InterNIC - Network Solutions

Network Solutions

In 1990 the Internet Activities Board proposed changes to the centralized NIC/IANA arrangement. The Defense Information Systems Agency (DISA) awarded the administration and maintenance of DDN-NIC, which had been managed by SRI since 1972, to Government Systems, Inc. which subcontracted it to the small private-sector firm Network Solutions, Inc. On October 1, 1991, the NIC services were moved from a DECSYSTEM-20 machine at SRI to a Sun Microsystems SPARCserver running SunOS 4.1 at GSI in Chantilly, Virginia.

By the 1990s, most of the growth of the Internet was in the non-defense sector, and even outside the United States. Therefore, the US Department of Defense would no longer fund registration services outside of the mil domain. In 1993, the US National Science Foundation, after a competitive bidding process in 1992, created the Internet Network Information Center, known as InterNIC, to manage the allocations of addresses and awarded the contract to three organizations: Network Solutions provided registration services, AT&T provided directory and database services, and General Atomics provided information services. Later, General Atomics was disqualified from the contract after a review found their services not conforming to the standards of its contract.

Beginning in 1996, Network Solutions rejected domain names containing English language words on a "restricted list" through an automated filter. Applicants whose domain names were rejected received an email containing the notice: "Network Solutions has a right founded in the First Amendment to the U.S. Constitution to refuse to register, and thereby publish, on the Internet registry of domain names words that it deems to be inappropriate." Domain names such as "shitakemushrooms.com" would be rejected, but the domain name "shit.com" was active since it had been registered before 1996.

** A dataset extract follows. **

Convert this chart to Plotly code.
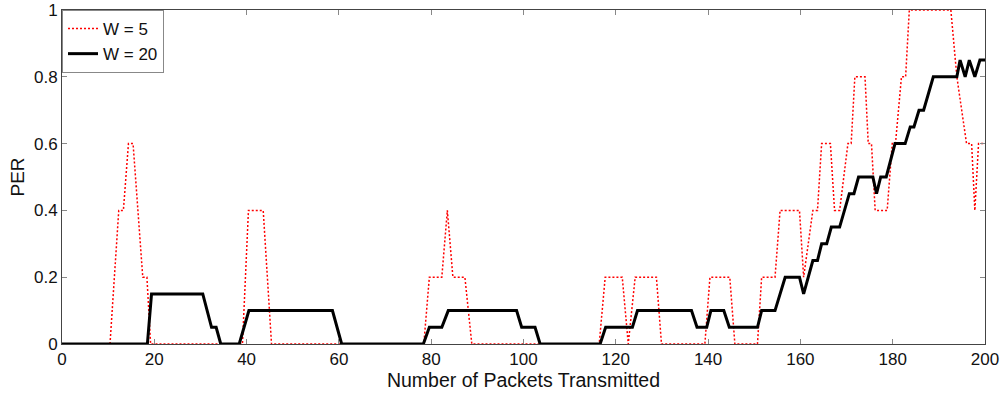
import plotly.graph_objects as go

# W = 5 series (breakpoints)
w5_x = [0, 10.4, 12.3, 13.3, 14.4, 15.4, 17.5, 18.4, 19.2, 39.1, 40.4, 43.6, 45.4,
        78.4, 79.6, 82.3, 83.5, 84.7, 87.3, 88.8, 116.4, 117.7, 121.4, 122.7, 124.2,
        128.8, 129.9, 139.3, 140.4, 144.7, 145.8, 150.7, 151.6, 154.5, 155.6, 159.8,
        160.7, 162.7, 163.7, 164.6, 166.5, 167.4, 168.5, 170.3, 171.0, 171.8, 174.0,
        174.7, 175.4, 176.2, 178.8, 179.9, 180.6, 181.9, 182.8, 183.6, 192.6, 193.9,
        196.0, 197.1, 197.8, 198.6, 200]
w5_y = [0, 0, 0.4, 0.4, 0.6, 0.6, 0.2, 0.2, 0, 0, 0.4, 0.4, 0,
        0, 0.2, 0.2, 0.4, 0.2, 0.2, 0, 0, 0.2, 0.2, 0, 0.2,
        0.2, 0, 0, 0.2, 0.2, 0, 0, 0.2, 0.2, 0.4, 0.4,
        0.2, 0.4, 0.4, 0.6, 0.6, 0.4, 0.4, 0.6, 0.6, 0.8, 0.8,
        0.6, 0.6, 0.4, 0.4, 0.6, 0.6, 0.8, 0.8, 1.0, 1.0, 0.8,
        0.6, 0.6, 0.4, 0.6, 0.6]

# W = 20 series
w20_x = [0, 18.5, 19.4, 30.5, 32.4, 33.4, 34.4, 38.4, 40.5, 58.6, 60.6, 78.3, 79.6,
         82.3, 83.7, 98.5, 99.6, 102.5, 103.6, 116.6, 117.8, 123.6, 124.7, 136.4,
         137.6, 139.7, 140.6, 143.4, 144.6, 150.7, 151.6, 154.5, 156.7, 159.8, 160.7,
         162.7, 163.7, 164.6, 165.7, 166.7, 168.5, 170.6, 171.6, 172.6, 175.7, 176.5,
         177.4, 178.6, 180.5, 182.7, 183.8, 184.6, 185.7, 186.7, 188.8, 193.9, 194.6,
         195.7, 196.6, 197.8, 198.9, 200]
w20_y = [0, 0, 0.15, 0.15, 0.05, 0.05, 0, 0, 0.1, 0.1, 0, 0, 0.05,
         0.05, 0.1, 0.1, 0.05, 0.05, 0, 0, 0.05, 0.05, 0.1, 0.1,
         0.05, 0.05, 0.1, 0.1, 0.05, 0.05, 0.1, 0.1, 0.2, 0.2, 0.15,
         0.25, 0.25, 0.3, 0.3, 0.35, 0.35, 0.45, 0.45, 0.5, 0.5, 0.45,
         0.5, 0.5, 0.6, 0.6, 0.65, 0.65, 0.7, 0.7, 0.8, 0.8, 0.85,
         0.8, 0.85, 0.8, 0.85, 0.85]

x_ticks = [0, 20, 40, 60, 80, 100, 120, 140, 160, 180, 200]
y_ticks = [0, 0.2, 0.4, 0.6, 0.8, 1]
y_tick_labels = ["0", "0.2", "0.4", "0.6", "0.8", "1"]

FONT = "Liberation Sans, Arial, sans-serif"

fig = go.Figure()
fig.add_trace(go.Scatter(x=w5_x, y=w5_y, mode="lines", name="W = 5",
                         line=dict(color="#ff0000", width=1.5, dash="2px,2px")))
fig.add_trace(go.Scatter(x=w20_x, y=w20_y, mode="lines", name="W = 20",
                         line=dict(color="#000000", width=3)))

axis_common = dict(showline=True, linecolor="#444444", linewidth=1, mirror="ticks",
                   ticks="inside", ticklen=5, tickcolor="#888888", tickwidth=1,
                   showgrid=False, zeroline=False, automargin=False,
                   tickfont=dict(family=FONT, size=17, color="#111111"))

fig.update_xaxes(range=[0, 200.0001], tickvals=x_ticks, **axis_common,
                 title=dict(text="Number of Packets Transmitted",
                            font=dict(family=FONT, size=19.5, color="#111111"),
                            standoff=4))
fig.update_yaxes(range=[0, 1.00001], tickvals=y_ticks, ticktext=y_tick_labels, **axis_common,
                 title=dict(text="PER",
                            font=dict(family=FONT, size=19, color="#111111"),
                            standoff=4))

fig.update_layout(
    width=1003, height=402,
    margin=dict(l=62, r=18, t=10, b=58),
    paper_bgcolor="white", plot_bgcolor="white",
    legend=dict(x=0, y=1, xanchor="left", yanchor="top",
                bgcolor="white", bordercolor="#888888", borderwidth=1,
                font=dict(family=FONT, size=17, color="#111111"),
                tracegroupgap=0, itemwidth=30),
    showlegend=True,
)

fig.write_html("out.html",
               config={"displayModeBar": False},
               post_script="document.body.style.margin='0';document.body.style.overflow='hidden';")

Network Solutions eventually allowed domain names containing the words on a case-by-case basis, after manually reviewing the names for obscene intent. This profanity filter was never enforced by the government and its use was not continued by ICANN when it took over governance of the distribution of domain names to the public.

General Atomics' InterNIC functions were assumed by AT&T. AT&T discontinued InterNIC services on March 31, 1998 after their cooperative agreement with NSF expired.